__WORK TO COMPLETE__: Pull out every line below that contains the word "this".

═══ SOURCE MATERIAL

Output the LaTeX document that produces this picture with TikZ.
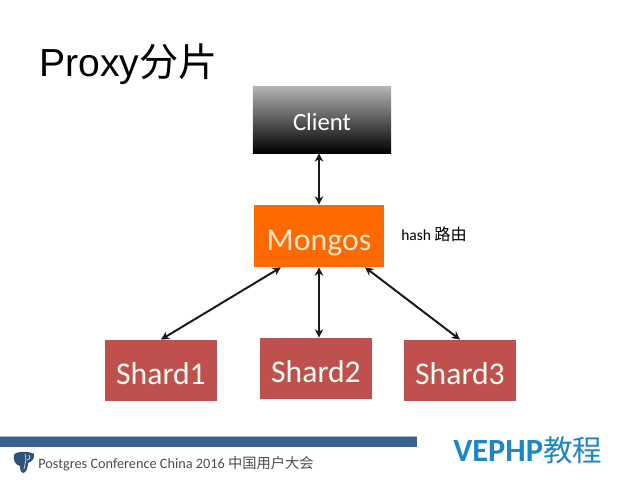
\documentclass[tikz,border=0pt]{standalone}
\usepackage{fontspec}
\setmainfont{Carlito}
\newfontfamily\titlefont{Liberation Sans}
\newfontfamily\cjkfont{Noto Sans CJK SC}
\definecolor{shardred}{HTML}{C0504D}
\definecolor{mongosorange}{HTML}{FF6A00}
\definecolor{barblue}{HTML}{35628F}
\definecolor{markblue}{HTML}{1C86C6}
\tikzset{
    box/.style={inner sep=0pt, minimum width=#1, minimum height=1.53cm, text depth=0pt, text height=20pt, text=white!95!yellow},
    shard/.style={box=2.8cm, fill=shardred, font=\fontsize{22.5}{26}\selectfont},
    link/.style={{Stealth[length=6pt,width=6pt]}-{Stealth[length=6pt,width=6pt]}, line width=1.4pt, black!90},
}
\usetikzlibrary{arrows.meta}
\begin{document}
\begin{tikzpicture}[x=0.025cm,y=0.025cm]
    \useasboundingbox (0,0) rectangle (640,480);

    \node[anchor=west, inner sep=0pt, font=\fontsize{27.8}{32}\titlefont] (title) at (39,416) {Proxy{\cjkfont 分片}};

    % client and router
    \node[box=3.45cm, minimum height=1.65cm, text height=15.6pt, top color=black!30, bottom color=black, font=\fontsize{17.6}{21}\selectfont, text=white] (client) at (322,360) {Client};
    \node[box=3.25cm, fill=mongosorange, minimum height=1.55cm, text=orange!20!white, font=\fontsize{22.6}{26}\selectfont] (mongos) at (319,244) {Mongos};
    \node[anchor=west, inner sep=0pt, font=\fontsize{11}{13}\selectfont] (hash) at (401,246) {hash {\fontsize{11.5}{13}\cjkfont 路由}};

    % shards
    \node[shard] (shard1) at (161,109.5) {Shard1};
    \node[shard] (shard2) at (316,111.5) {Shard2};
    \node[shard] (shard3) at (460,109.5) {Shard3};

    \draw[link] (client.south -| mongos.north) -- (mongos.north);
    \draw[link] (shard1.north) -- ([xshift=-0.95cm]mongos.south);
    \draw[link] (shard2.north -| mongos.south) -- (mongos.south);
    \draw[link] (shard3.north) -- ([xshift=1.15cm]mongos.south);

    % footer
    \fill[barblue] (0,33) rectangle (417,43);
    \fill[barblue!45!white] (0,43) rectangle (417,43.6);

    \fill[barblue!85!black] (14,25) .. controls (15,29) and (30,29) .. (34,26)
        .. controls (35,21) and (31,18) .. (28,17)
        .. controls (28,12) and (26,7) .. (23,7)
        .. controls (20,8) and (20,12) .. (20,14)
        .. controls (15,15) and (13,20) .. (14,25) -- cycle;
    \draw[white!80!barblue, line width=0.5pt] (25,26) .. controls (27,21) and (25,17) .. (24,11);
    \draw[white!80!barblue, line width=0.5pt] (29,25) .. controls (31,22) and (29,20) .. (27,20);

    \node[anchor=west, inner sep=0pt, text=black!70, font=\fontsize{10.15}{12}\selectfont] (footer) at (38,16.5) {Postgres Conference China 2016 {\cjkfont 中国用户大会}};
    \node[anchor=west, inner sep=0pt, text=markblue, font=\fontsize{23}{27}\bfseries] (mark) at (453,30) {VEPHP{\fontsize{21}{25}\mdseries\cjkfont 教程}};
\end{tikzpicture}
\end{document}
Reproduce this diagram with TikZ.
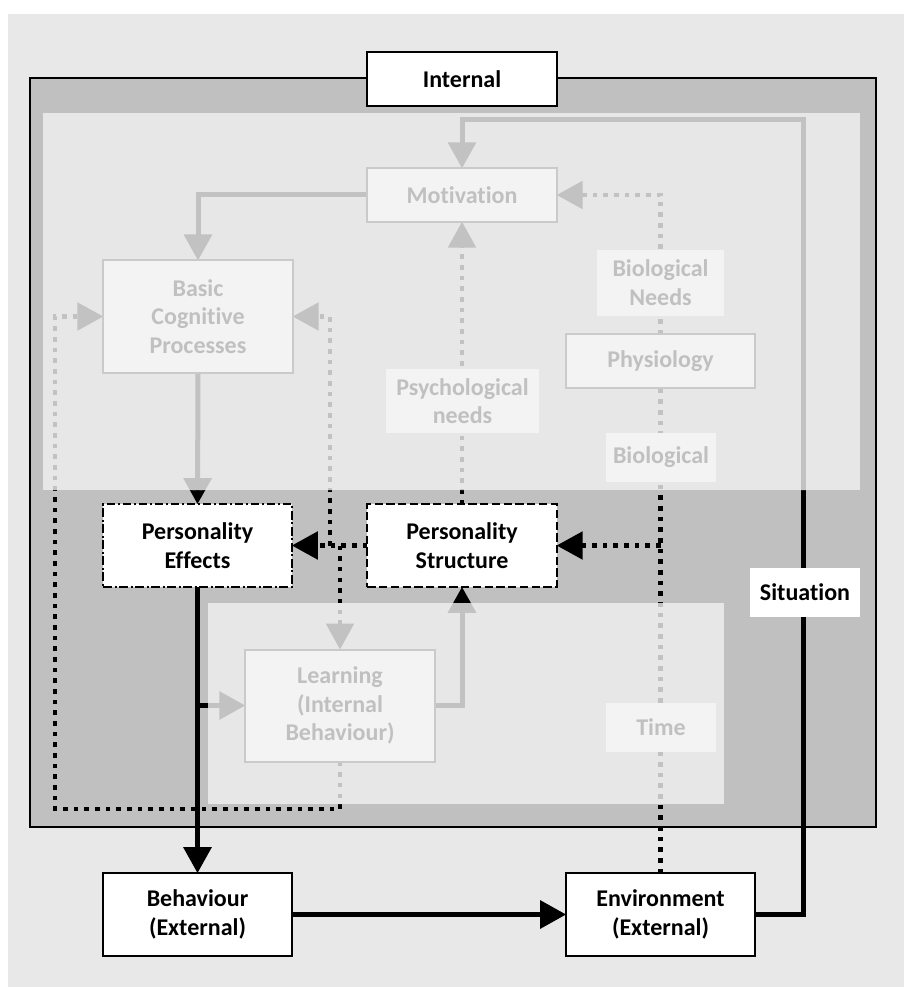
\documentclass[tikz,border=0pt]{standalone}
\usepackage{fontspec}
\setmainfont{Carlito}[Ligatures=NoCommon]
\usetikzlibrary{arrows.meta}
\pgfdeclarelayer{back}
\pgfdeclarelayer{links}
\pgfsetlayers{back,links,main}

\definecolor{pagegray}{HTML}{E8E8E8}
\definecolor{bandgray}{HTML}{C0C0C0}
\definecolor{panelgray}{HTML}{E7E7E7}
\definecolor{fadeline}{HTML}{C2C2C2}
\definecolor{fadefill}{HTML}{F3F3F3}
\definecolor{fadeborder}{HTML}{CACACA}
\definecolor{fadetext}{HTML}{C0C0C0}

\tikzset{
  x=0.75pt, y=-0.75pt,
  every node/.style={font=\fontsize{18pt}{21.5pt}\selectfont\bfseries, align=center,
    inner sep=0pt, outer sep=0pt},
  keybox/.style={draw=black, line width=1.5pt, fill=white, text=black},
  fadebox/.style={draw=fadeborder, line width=1.5pt, fill=fadefill, text=fadetext},
  fadelabel/.style={fill=fadefill, text=fadetext},
  sitlabel/.style={fill=white, text=black},
  effectsborder/.style={dash pattern=on 6.5pt off 2pt on 1.5pt off 2pt},
  structborder/.style={dash pattern=on 6.2pt off 2.6pt},
  flow/.style={line width=3.75pt, -{Triangle[length=19.5pt,width=20.5pt]}},
  dotflow/.style={line width=3.2pt, dash pattern=on 3.4pt off 4.6pt,
    -{Triangle[length=19.5pt,width=20.5pt]}},
  dotplain/.style={line width=3.2pt, dash pattern=on 3.4pt off 4.6pt},
}

% every connector of the model, drawn in the colour given
\newcommand\modellinks[1]{%
  \begin{scope}[draw=#1, fill=#1, color=#1]
    % situation feedback loop
    \draw[flow] (envir.east) -| (loopcorner) -| (motiv.north);
    % solid flows
    \draw[flow] (motiv.west) -| (basic.north);
    \draw[flow] (basic.south) -- (peff.north);
    \draw[flow] (peff.south) -- (behav.north);
    \draw[flow] (peff.south |- learn.west) -- (learn.west);
    \draw[flow] (learn.east) -| (pstr.south);
    \draw[flow] (behav.east) -- (envir.west);
    % dotted influences
    \draw[dotplain] (envir.north) -- (physio.south);
    \draw[dotflow] (envir.north |- pstr.east) -- (pstr.east);
    \draw[dotflow] (physio.north) |- (motiv.east);
    \draw[dotflow] (pstr.north) -- (motiv.south);
    \draw[dotflow] (pstr.west) -- (peff.east);
    \draw[dotflow] (hubup) |- (basic.east);
    \draw[dotflow] (learn.north |- pstr.west) -- (learn.north);
    \draw[dotflow] (learn.south) |- (loopleft) |- (basic.west);
  \end{scope}%
}

\begin{document}
\begin{tikzpicture}
\useasboundingbox (0,0) rectangle (904,987);

% page, outer frame and the two light panels
\begin{pgfonlayer}{back}
  \fill[pagegray] (8,14) rectangle (904,987);
  \draw[fill=bandgray, draw=black, line width=1.5pt] (30,78) rectangle (876,827);
  \fill[panelgray] (43,113) rectangle (860,490);
  \fill[panelgray] (208,603) rectangle (724,804);
\end{pgfonlayer}

% faded inner components
\node[fadebox, minimum width=142pt, minimum height=40pt] (motiv) at (462,195) {Motivation};
\node[fadebox, minimum width=142pt, minimum height=84pt] (basic) at (198,316.5) {Basic\\Cognitive\\Processes};
\node[fadelabel, minimum width=95pt, minimum height=49.5pt] (bioneeds) at (660.5,283) {Biological\\Needs};
\node[fadebox, minimum width=141.5pt, minimum height=40pt] (physio) at (660.5,361) {Physiology};
\node[fadelabel, minimum width=114.5pt, minimum height=48pt] (psych) at (462.5,401) {Psychological\\needs};
\node[fadelabel, minimum width=82.5pt, minimum height=36.75pt] (biol) at (661,457.5) {Biological};
\node[fadebox, minimum width=142pt, minimum height=84pt] (learn) at (340,705.5) {Learning\\(Internal\\Behaviour)};
\node[fadelabel, minimum width=82.5pt, minimum height=36.75pt] (time) at (661,727.5) {Time};

% key components
\node[keybox, minimum width=142pt, minimum height=40pt] (internal) at (462,79) {Internal};
\node[keybox, effectsborder, minimum width=141.5pt, minimum height=62pt] (peff) at (197.5,545.5) {Personality\\Effects};
\node[keybox, structborder, minimum width=142pt, minimum height=62pt] (pstr) at (462,545.5) {Personality\\Structure};
\node[keybox, minimum width=141.5pt, minimum height=62pt] (behav) at (197.5,914.5) {Behaviour\\(External)};
\node[keybox, minimum width=141.5pt, minimum height=62pt] (envir) at (660.5,914.5) {Environment\\(External)};
\node[sitlabel, minimum width=82.5pt, minimum height=36.75pt] (situation) at (805,592.5) {Situation};

% bend points of the routed connectors
\coordinate (loopcorner) at (803,120);
\coordinate (hubup) at (330,545.5);
\coordinate (loopleft) at (55,809);

% connectors: black on the dark band, faded inside the light panels
\begin{pgfonlayer}{links}
  \begin{scope}[even odd rule]
    \clip (0,0) rectangle (904,987)
      (43,113) rectangle (860,490) (208,603) rectangle (724,804);
    \modellinks{black}
  \end{scope}
  \begin{scope}
    \clip (43,113) rectangle (860,490) (208,603) rectangle (724,804);
    \modellinks{fadeline}
  \end{scope}
\end{pgfonlayer}
\end{tikzpicture}
\end{document}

══════

__FULL OUTPUT__:
Output the LaTeX document that produces this picture with TikZ.
Reproduce this diagram with TikZ.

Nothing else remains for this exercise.